Farms in the south west needed to increase production to help feed the country, but they also suffered from the shortages of male farm workers. Voluntary farm camps were set up for people to spend weekends or holidays working on the land, especially during the harvest. Children, factory workers and American troops, all contributed. By 1943, 40,000 Italian prisoners of war were also put to work on British farms.

Photographs

South-East England

Gunners run to take post at a 9.2-inch coastal defence gun at the Needles Battery on the Isle of Wight, 7 August 1941.
© IWM (H 12512)
Gunners run to take post at a 9.2-inch coastal defence gun at the Needles Battery on the Isle of Wight, 7 August 1941.

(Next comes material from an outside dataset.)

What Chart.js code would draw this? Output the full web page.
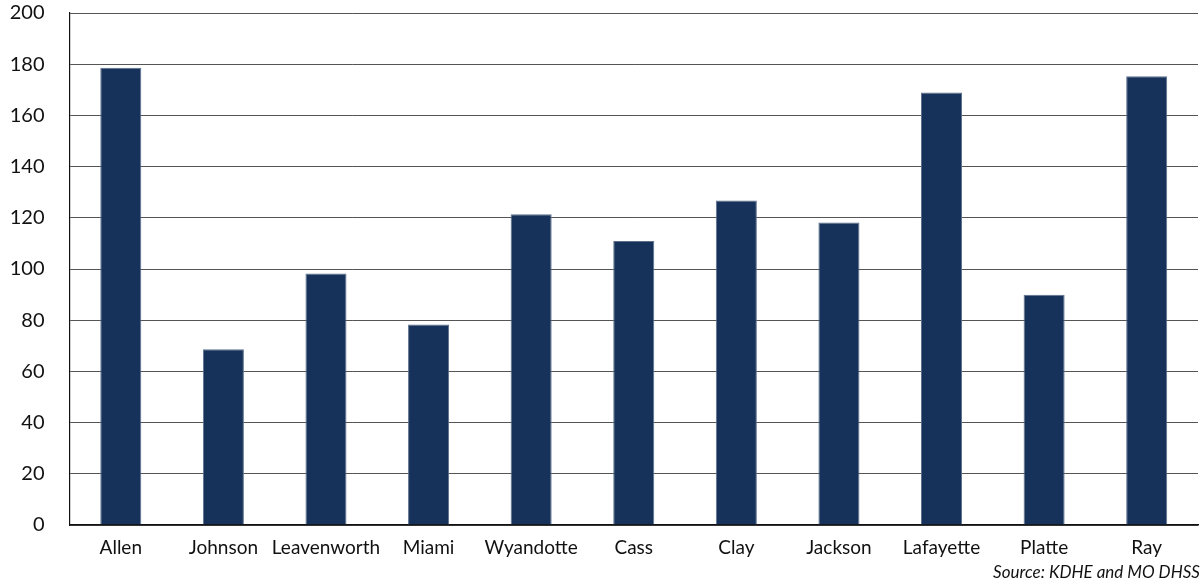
<!DOCTYPE html>
<html>
<head>
<meta charset="utf-8">
<script src="https://cdn.jsdelivr.net/npm/chart.js@4/dist/chart.umd.min.js"></script>
<style>
    html, body { margin: 0; padding: 0; background: #fff; }
    #wrap { position: relative; width: 1201px; height: 581px; }
    #source {
        position: absolute; right: 1px; top: 561px;
        font-family: Lato, 'Open Sans', sans-serif; font-style: italic;
        font-size: 17px; color: #111;
    }
</style>
</head>
<body>
<div id="wrap">
    <canvas id="chart" width="1201" height="581"></canvas>
    <div id="source">Source: KDHE and MO DHSS</div>
</div>
<script>
const counties = ['Allen', 'Johnson', 'Leavenworth', 'Miami', 'Wyandotte', 'Cass', 'Clay', 'Jackson', 'Lafayette', 'Platte', 'Ray'];
const rates = [178.6, 68.7, 98.2, 78.3, 121.4, 110.9, 126.8, 118.2, 168.9, 89.9, 175.3];

const yMin = 0;
const yMax = 200;
const yStep = 20;

const ctx = document.getElementById('chart').getContext('2d');
new Chart(ctx, {
    type: 'bar',
    data: {
        labels: counties,
        datasets: [{
            data: rates,
            backgroundColor: '#16325a',
            borderColor: '#5d708c',
            borderWidth: 1,
            barPercentage: 0.4,
            categoryPercentage: 1
        }]
    },
    options: {
        responsive: false,
        animation: false,
        layout: { padding: { top: 13, right: 3, bottom: 0, left: 0 } },
        plugins: { legend: { display: false }, tooltip: { enabled: false } },
        scales: {
            x: {
                grid: { display: false },
                border: { color: '#111', width: 1.5 },
                ticks: { color: '#111', font: { family: 'Lato', size: 19 }, padding: 3, maxRotation: 0, autoSkip: false },
                afterFit: s => { s.height = 56; s.paddingLeft = 0; s.paddingRight = 0; }
            },
            y: {
                min: yMin,
                max: yMax,
                grid: { color: '#555', lineWidth: 1, drawTicks: false },
                border: { color: '#111', width: 1.2 },
                ticks: { stepSize: yStep, color: '#111', font: { family: 'Lato', size: 20 }, padding: 25 },
                afterFit: s => { s.width = 69.5; s.paddingTop = 0; s.paddingBottom = 0; }
            }
        }
    }
});
</script>
</body>
</html>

The entire UK coastline was off-limits to civilians and its landscape completely changed during the war. Anti-invasion defences were built across Britain between 1940 and 1941, and many of their remains  can still be seen today.

Photographs

Southern England

Sergeant Ernest Docherty of the 1st Battalion King's Own Scottish Borderers, part of 3rd Infantry Division, composes a letter from his unit's tented camp at Denmead in Hampshire, 29 April 1944.
© IWM (H 37989)
Sergeant Ernest Docherty of the 1st Battalion King's Own Scottish Borderers, part of 3rd Infantry Division, composes a letter from his unit's tented camp at Denmead in Hampshire, 29 April 1944.

In the lead-up to D-Day, the UK became an air base, port and military camp for the forces that were to take part in the invasion of occupied Europe in June 1944. Training and accommodation for the troops dominated the landscape of the south coast. They stayed in a variety of places, including tents in woods and forests (pictured here), existing camps and billets in people’s homes. Many years after the war came to an end, unexploded weapons and ammunition were discovered at the sites of the D-Day troops' training areas.